The bike riding went great for Tami  Madsen and Laura Belnap (on her electric bike), but only  good for me.  Wayne said he would stay with me, Tami and Laura to ride this 100miles so he could be out in front and pull us around the course. He is so loyal…and awesome.  We averaged 15.5 mph around. Rob Madsen drove the support vehicle.  Going our pace only bugged Wayne a little bit when really big guys and or riders with BYU kits on passed us up. 

I was just "too" everything…too sad, too out of shape, too miserable pedaling into the wind. And I was feeling a bit nauseous from too much Gatorade.     Finally at mile 68.3 I felt like the pioneer at the side of the trail that says, “I’m done, bury me here and go on…it’s ok.” So the 3 other riders left me on the side of the road having my bawl -fest-pity -party… I told them to fetch me on the way back and I would finish to 84 miles in honor of my dad…but that was it.  I cried for Marcie's loss.  I cried for her kids and grandkids and what they will miss out on not having her wonderfulness around.  I cried cuz  I was  missing my mom.  I cried for my dad and what a change his passing will bring to my extended Cole family.  I cried for my out of shape body.   I cried for all of the injustice in the the world and for children starving in Africa.  You name it, I cried for it...howled really...into the wind sitting in the dirt, holding my bike up, by the side of the road.  
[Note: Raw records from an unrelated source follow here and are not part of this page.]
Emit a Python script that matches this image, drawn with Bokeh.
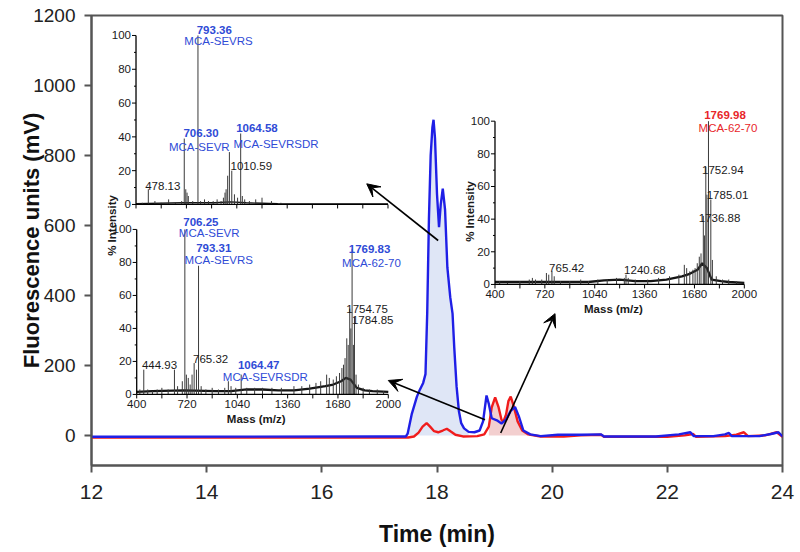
import numpy as np
from bokeh.plotting import figure
from bokeh.models import Range1d, Arrow, VeeHead, FixedTicker
from bokeh.core.properties import value
from bokeh.embed import file_html
from bokeh.resources import INLINE

FONT = "Liberation Sans"

# ---------------- chromatogram data ----------------
blue_t = [12.0, 17.0, 17.46, 17.49, 17.56, 17.65, 17.70, 17.76, 17.80, 17.83, 17.86, 17.89, 17.92, 17.94,
          17.965, 18.0, 18.035, 18.065, 18.10, 18.14, 18.18, 18.23, 18.27, 18.30, 18.34, 18.38, 18.42, 18.47,
          18.55, 18.65, 18.74, 18.80, 18.86, 18.90, 18.95, 19.04, 19.12, 19.2, 19.28, 19.355, 19.42, 19.50,
          19.62, 19.8, 20.1, 20.5, 20.85, 20.9, 21.8, 22.2, 22.4, 22.46, 22.8, 23.0, 23.07, 23.12, 23.6, 23.8,
          23.93, 24.0]
blue_mv = [-4, -3, -3, 5, 60, 110, 130, 150, 175, 350, 620, 800, 880, 902,
           850, 690, 595, 660, 705, 645, 480, 395, 348, 250, 140, 70, 35, 20,
           10, 9, 14, 40, 114, 90, 49, 43, 34, 45, 70, 81, 55, 14,
           3, -2, 2, 2, 3, -3, -3, 3, 9, -2, -2, 3, 7, -2, -2, 4,
           9, -3]
red_t = [12.0, 17.5, 17.6, 17.68, 17.75, 17.82, 17.88, 17.95, 18.02, 18.1, 18.17, 18.24, 18.32, 18.45, 18.7,
         18.82, 18.9, 18.95, 19.01, 19.07, 19.12, 19.15, 19.2, 19.24, 19.28, 19.33, 19.4, 19.48, 19.58, 19.8,
         20.2, 20.5, 20.85, 20.9, 22.0, 22.3, 22.45, 22.5, 23.0, 23.2, 23.33, 23.4, 23.7, 23.9, 24.0]
red_mv = [-6, -6, -3, 8, 25, 35, 25, 12, 9, 14, 19, 11, 2, -3, -2,
          3, 25, 80, 109, 80, 45, 38, 60, 98, 111, 85, 40, 14, 3, -3,
          -3, 0, 2, -4, -4, 0, 4, -4, -2, 2, 9, -2, 0, 9, -4]
BLUE_FILL = (17.46, 18.55)
RED_FILL = (18.85, 19.58)

x_ticks = [12, 14, 16, 18, 20, 22, 24]
y_ticks = [0, 200, 400, 600, 800, 1000, 1200]

# ---------------- mass spectra data ----------------
ms1_mz = [440, 478.13, 520, 560, 607, 650, 690, 706.30, 716, 724, 732, 760, 793.36, 810, 835, 860, 890, 915,
          940, 955, 965, 972, 982, 993, 1008, 1025, 1045, 1064.58, 1075, 1090, 1120, 1160, 1200, 1260, 1320]
ms1_int = [1, 9, 2, 1, 3, 1, 2, 39, 9, 7, 5, 2, 100, 2, 3, 2, 2, 3,
           2, 4, 7, 9, 17, 31, 20, 6, 4, 42, 5, 3, 2, 3, 4, 2, 1]
ms1_base_mz = [400, 700, 900, 1000, 1100, 1300, 1500, 2000]
ms1_base_int = [0.5, 1, 1, 1.5, 1, 0.5, 0.3, 0.3]

ms2_mz = [420, 444.93, 470, 500, 530, 560, 600, 640, 660, 690, 706.25, 716, 728, 740, 752, 765.32, 780, 793.31,
          810, 840, 880, 920, 960, 983, 1000, 1030, 1064.47, 1100, 1150, 1200, 1260, 1320, 1400, 1450, 1500,
          1540, 1570, 1608, 1625, 1650, 1670, 1690, 1705, 1715, 1725, 1736, 1745, 1754.75, 1762, 1769.83,
          1778, 1784.85, 1795, 1810, 1840, 1880, 1930, 1970]
ms2_int = [3, 15, 3, 2, 3, 4, 3, 15, 5, 8, 100, 12, 10, 6, 12, 19, 15, 78,
           5, 3, 4, 3, 4, 8, 5, 4, 12, 4, 4, 4, 4, 4, 5, 5, 6,
           7, 8, 12, 10, 9, 11, 13, 16, 18, 22, 34, 30, 52, 40, 88,
           30, 47, 12, 6, 4, 3, 3, 2]
ms2_base_mz = [400, 500, 700, 900, 1000, 1100, 1200, 1300, 1400, 1500, 1600, 1650, 1700, 1730, 1760, 1800,
               1850, 1900, 2000]
ms2_base_int = [1.5, 2, 2.5, 2, 2, 3, 3, 2.5, 2.5, 3.5, 5, 6, 8, 10, 9, 4, 2.5, 2, 1.5]

ms3_mz = [430, 480, 560, 620, 640, 660, 700, 730, 745, 765.42, 780, 820, 880, 950, 1000, 1060, 1120, 1180,
          1230, 1240.68, 1255, 1300, 1380, 1450, 1520, 1580, 1615, 1630, 1650, 1670, 1684, 1698, 1711, 1722,
          1736.88, 1744, 1752.94, 1760, 1769.98, 1785.01, 1795, 1820, 1860, 1900, 1950]
ms3_int = [2, 1, 2, 3, 4, 3, 3, 7, 6, 8, 5, 2, 2, 3, 2, 3, 3, 4,
           4, 6, 4, 3, 3, 4, 5, 6, 12, 10, 8, 9, 10, 13, 17, 19,
           42, 30, 72, 55, 100, 52, 15, 5, 3, 3, 2]
ms3_base_mz = [400, 600, 800, 1000, 1100, 1200, 1300, 1400, 1500, 1600, 1650, 1700, 1730, 1760, 1790, 1850,
               1900, 2000]
ms3_base_int = [1.5, 1.5, 1.5, 1.5, 2.5, 3, 2, 2, 3, 5, 6.5, 9, 13, 10, 3, 2, 1.5, 1]

mz_ticks = [400, 560, 720, 880, 1040, 1200, 1360, 1520, 1680, 1840, 2000]
mz_labels = [400, 720, 1040, 1360, 1680, 2000]
int_major = [0, 20, 40, 60, 80, 100]
int_minor = [10, 30, 50, 70, 90]

BLUE_T = "#2f4bd6"
RED_T = "#e8262a"
BLACK_T = "#1a1a1a"

# (text, m/z, % level, bold, colour)
ms1_labels = [("793.36", 897, 103, True, BLUE_T), ("MCA-SEVRS", 924, 97, False, BLUE_T),
              ("706.30", 813, 42, True, BLUE_T), ("MCA-SEVR", 802, 34, False, BLUE_T),
              ("1064.58", 1168, 45, True, BLUE_T), ("MCA-SEVRSDR", 1289, 36, False, BLUE_T),
              ("1010.59", 1132, 23, False, BLACK_T), ("478.13", 570, 11, False, BLACK_T)]
ms2_labels = [("706.25", 808, 104.7, True, BLUE_T), ("MCA-SEVR", 861, 97.6, False, BLUE_T),
              ("793.31", 890, 88.9, True, BLUE_T), ("MCA-SEVRS", 922, 81.4, False, BLUE_T),
              ("1769.83", 1881, 87.9, True, BLUE_T), ("MCA-62-70", 1893, 79.8, False, BLUE_T),
              ("1754.75", 1865, 52, False, BLACK_T), ("1784.85", 1901, 45.3, False, BLACK_T),
              ("444.93", 545, 17.6, False, BLACK_T), ("765.32", 870, 21.7, False, BLACK_T),
              ("1064.47", 1176, 18, True, BLUE_T), ("MCA-SEVRSDR", 1218, 10.5, False, BLUE_T)]
ms3_labels = [("1769.98", 1876, 103.9, True, RED_T), ("MCA-62-70", 1895, 95.9, False, RED_T),
              ("1752.94", 1862, 70.4, False, BLACK_T), ("1785.01", 1892, 54.5, False, BLACK_T),
              ("1736.88", 1841, 40.6, False, BLACK_T), ("765.42", 860, 10.2, False, BLACK_T),
              ("1240.68", 1362, 9, False, BLACK_T)]

# inset placement in chromatogram coordinates: ((t0, t1), (mV at 0 %, mV at 100 %))
INSET1 = ((12.773, 17.149), (660.0, 1142.9))
INSET2 = ((12.785, 17.154), (117.1, 588.6))
INSET3 = ((19.007, 23.337), (431.4, 898.0))

# arrows (t_start, mV_start, t_end, mV_end)
ARROWS = [(18.02, 557, 16.78, 719), (18.834, 45, 17.154, 157), (19.106, 7, 20.05, 348)]

# ---------------- figure ----------------
p = figure(width=798, height=550, x_range=Range1d(12, 24), y_range=Range1d(-86, 1200),
           output_backend="svg", toolbar_location=None,
           min_border_left=91, min_border_right=16, min_border_top=15, min_border_bottom=85)
p.xgrid.visible = False
p.ygrid.visible = False
p.outline_line_color = "#555555"
p.outline_line_width = 2
p.background_fill_color = "white"
p.border_fill_color = "white"

p.xaxis.ticker = FixedTicker(ticks=x_ticks)
p.yaxis.ticker = FixedTicker(ticks=y_ticks)
for ax in (p.xaxis, p.yaxis):
    ax.axis_line_color = "#555555"
    ax.axis_line_width = 2
    ax.major_tick_line_color = "#555555"
    ax.major_tick_line_width = 2
    ax.major_tick_out = 7
    ax.major_tick_in = 0
    ax.minor_tick_out = 0
    ax.minor_tick_in = 0
    ax.major_label_text_font = FONT
    ax.major_label_text_color = "#222222"
    ax.axis_label_text_font = FONT
    ax.axis_label_text_font_style = "bold"
    ax.axis_label_text_color = "#111111"
p.xaxis.major_label_text_font_size = "21px"
p.yaxis.major_label_text_font_size = "19px"
p.xaxis.major_label_standoff = 12
p.yaxis.major_label_standoff = 9
p.xaxis.axis_label = "Time (min)"
p.yaxis.axis_label = "Fluorescence units (mV)"
p.xaxis.axis_label_text_font_size = "23px"
p.yaxis.axis_label_text_font_size = "22px"
p.xaxis.axis_label_standoff = 19
p.yaxis.axis_label_standoff = -14

bt = np.array(blue_t); bv = np.array(blue_mv)
rt = np.array(red_t); rv = np.array(red_mv)
mb = (bt >= BLUE_FILL[0]) & (bt <= BLUE_FILL[1])
mr = (rt >= RED_FILL[0]) & (rt <= RED_FILL[1])
p.varea(x=bt[mb], y1=0, y2=bv[mb], fill_color="#dfe6f6")
p.varea(x=rt[mr], y1=0, y2=rv[mr], fill_color="#f3cfcf")
p.line(rt, rv, line_color="#f01c1c", line_width=2.4)
p.line(bt, bv, line_color="#1f1fe6", line_width=2.4)


def inset(box, mz, inten, base_mz, base_int, labels, show_x, base_width):
    (t0, t1), (v0, v1) = box
    sub = p.subplot(x_source=Range1d(400, 2000), y_source=Range1d(0, 100),
                    x_target=Range1d(t0, t1), y_target=Range1d(v0, v1))
    sub.line(base_mz, base_int, line_color="#151515", line_width=base_width)
    sub.segment(x0=mz, y0=[0] * len(mz), x1=mz, y1=inten, line_color="#3a3a3a", line_width=1)
    sub.segment(x0=[400, 400], y0=[0, 0], x1=[2000, 400], y1=[0, 100], line_color="black", line_width=1.3)
    sub.ray(x=[400] * len(int_major), y=int_major, length=4, length_units="screen", angle=np.pi,
            line_color="black", line_width=1)
    sub.ray(x=[400] * len(int_minor), y=int_minor, length=2, length_units="screen", angle=np.pi,
            line_color="black", line_width=1)
    sub.ray(x=mz_ticks, y=[0] * len(mz_ticks), length=4, length_units="screen", angle=-np.pi / 2,
            line_color="black", line_width=1)
    sub.text(x=[400] * len(int_major), y=int_major, text=[str(v) for v in int_major],
             text_align="right", text_baseline="middle", x_offset=-5,
             text_font=value(FONT), text_font_size="11.5px", text_color=BLACK_T)
    if show_x:
        sub.text(x=mz_labels, y=[0] * len(mz_labels), text=[str(v) for v in mz_labels],
                 text_align="center", text_baseline="middle", y_offset=10,
                 text_font=value(FONT), text_font_size="11.5px", text_color=BLACK_T)
        sub.text(x=[1160], y=[0], text=["Mass (m/z)"], text_align="center", text_baseline="middle",
                 y_offset=25, text_font=value(FONT), text_font_size="11.5px", text_font_style="bold",
                 text_color=BLACK_T)
    for txt, x, y, bold, col in labels:
        sub.text(x=[x], y=[y], text=[txt], text_align="center", text_baseline="middle",
                 text_font=value(FONT), text_font_size="11.5px",
                 text_font_style="bold" if bold else "normal", text_color=col)


inset(INSET1, ms1_mz, ms1_int, ms1_base_mz, ms1_base_int, ms1_labels, False, 1.3)
inset(INSET2, ms2_mz, ms2_int, ms2_base_mz, ms2_base_int, ms2_labels, True, 2.3)
inset(INSET3, ms3_mz, ms3_int, ms3_base_mz, ms3_base_int, ms3_labels, True, 2.3)

# "% Intensity" titles (shared one for the two left insets)
p.text(x=[12.351, 18.573], y=[600, 640], text=["% Intensity", "% Intensity"], angle=np.pi / 2,
       text_align="center", text_baseline="middle", text_font=value(FONT), text_font_size="11.5px",
       text_font_style="bold", text_color=BLACK_T)

for xs, ys, xe, ye in ARROWS:
    p.add_layout(Arrow(end=VeeHead(size=13, fill_color="black", line_color="black"),
                       x_start=xs, y_start=ys, x_end=xe, y_end=ye,
                       line_color="black", line_width=1.6))

open("out.html", "w").write(file_html(p, INLINE))
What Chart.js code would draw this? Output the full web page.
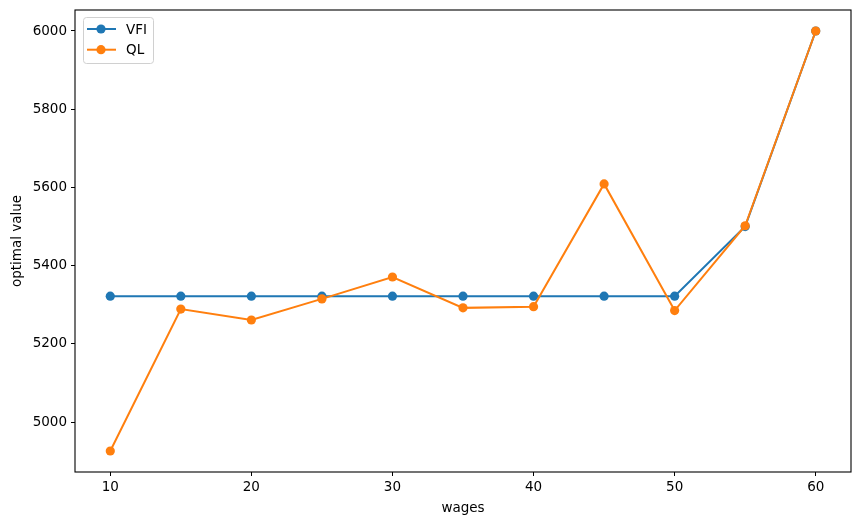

 It's crazy how crying is good and bad and it comes at the strangest times.  

At mile 84 I got in the support vehicle with Rob because this ride wasn’t fun anymore. –I was proud of the other 3 for finishing.  

I don’t know if I will ever try another 100 miler….

1 comment:

Unknown said...

Oh my dear, sweet friend. What an awful summer for both of us. My prayers are with you now and forever.